General Electric made further progress in its withdrawal from financial services with deals to sell its fleet arm, taking it about a third of the way through its planned disposal programme.

The US conglomerate sold its fleet businesses, which provide commercial vehicle financing and fleet management services, in the US, Mexico, Australia and New Zealand to Toronto-based Element Financial, for $6.9bn.

Separately, it has also signed a memorandum of understanding for the potential sale of its European fleet businesses to Arval, a subsidiary of French bank BNP Paribas, for an undisclosed amount.

The two sales will mean GE is disposing of businesses with “ending net investment” — the company’s measure of assets — of $8.6bn, and taking to about $63bn the value of the various deals it has agreed since the planned exit from financial services was announced in April.

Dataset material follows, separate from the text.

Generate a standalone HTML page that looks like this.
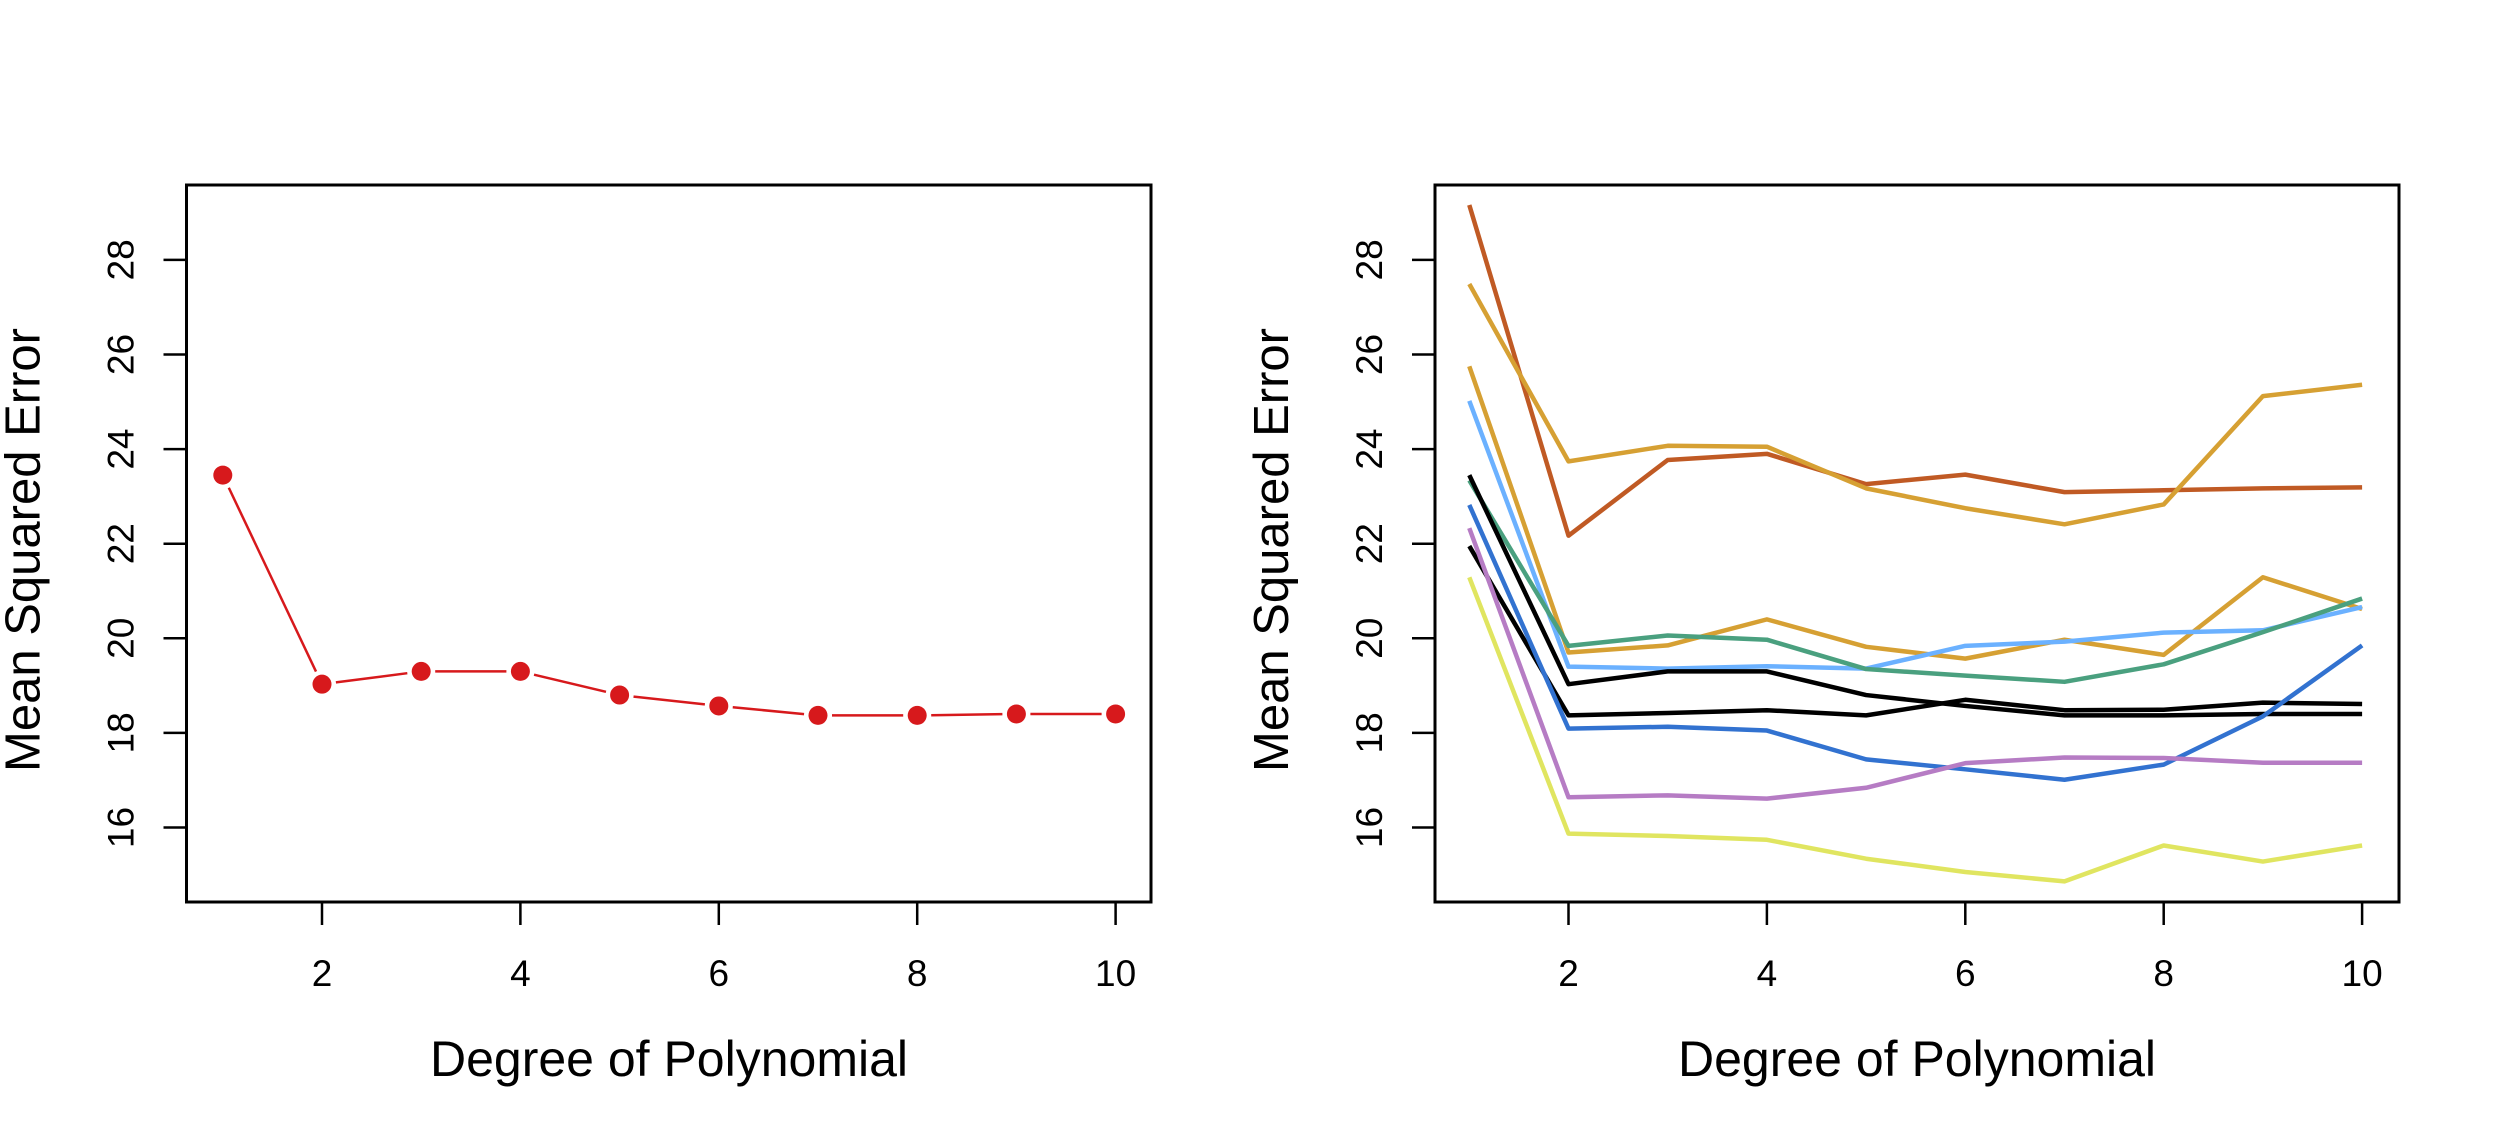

It plans to sell $200bn of assets in total.

Keith Sherin, GE Capital’s chief executive, said the company was “on track” to reach a total of $100bn in assets sold by the end of the year.

He added that GE expected “to be substantially done” with the disposal programme by the end of 2016.

Two businesses that have been set as priorities for sale in the near future are healthcare finance and European acquisition finance, which Mr Sherin has said will benefit from a quick resolution of the uncertainty about their future ownership.

Other business that are expected to be sold this year include GE’s US and global commercial lending operations and its international consumer business.

Jeff Immelt, GE’s chief executive, has set a strategy of focusing on the group’s industrial manufacturing and service businesses, which are less volatile and generally more highly valued by investors. Once the disposal programme is complete, GE Capital, the financial services division that two years ago provided almost half of the group’s earnings, is expected to generate just 10 per cent of its profits.

Deals announced already include the sales of a property portfolio for more than $26.5bn, Australian and New Zealand consumer finance businesses for $6.2bn, and US buyout lending operations for $12bn.

In total the disclosed sale proceeds have now reached $51.6bn, although there are also a few deals for which the price has not been announced.

One measure used by the company is the value of cash released from GE Capital to be paid to the parent group, which, with the fleet deals, has reached $9.3bn, a bit more than a quarter of the way to the target of $35bn.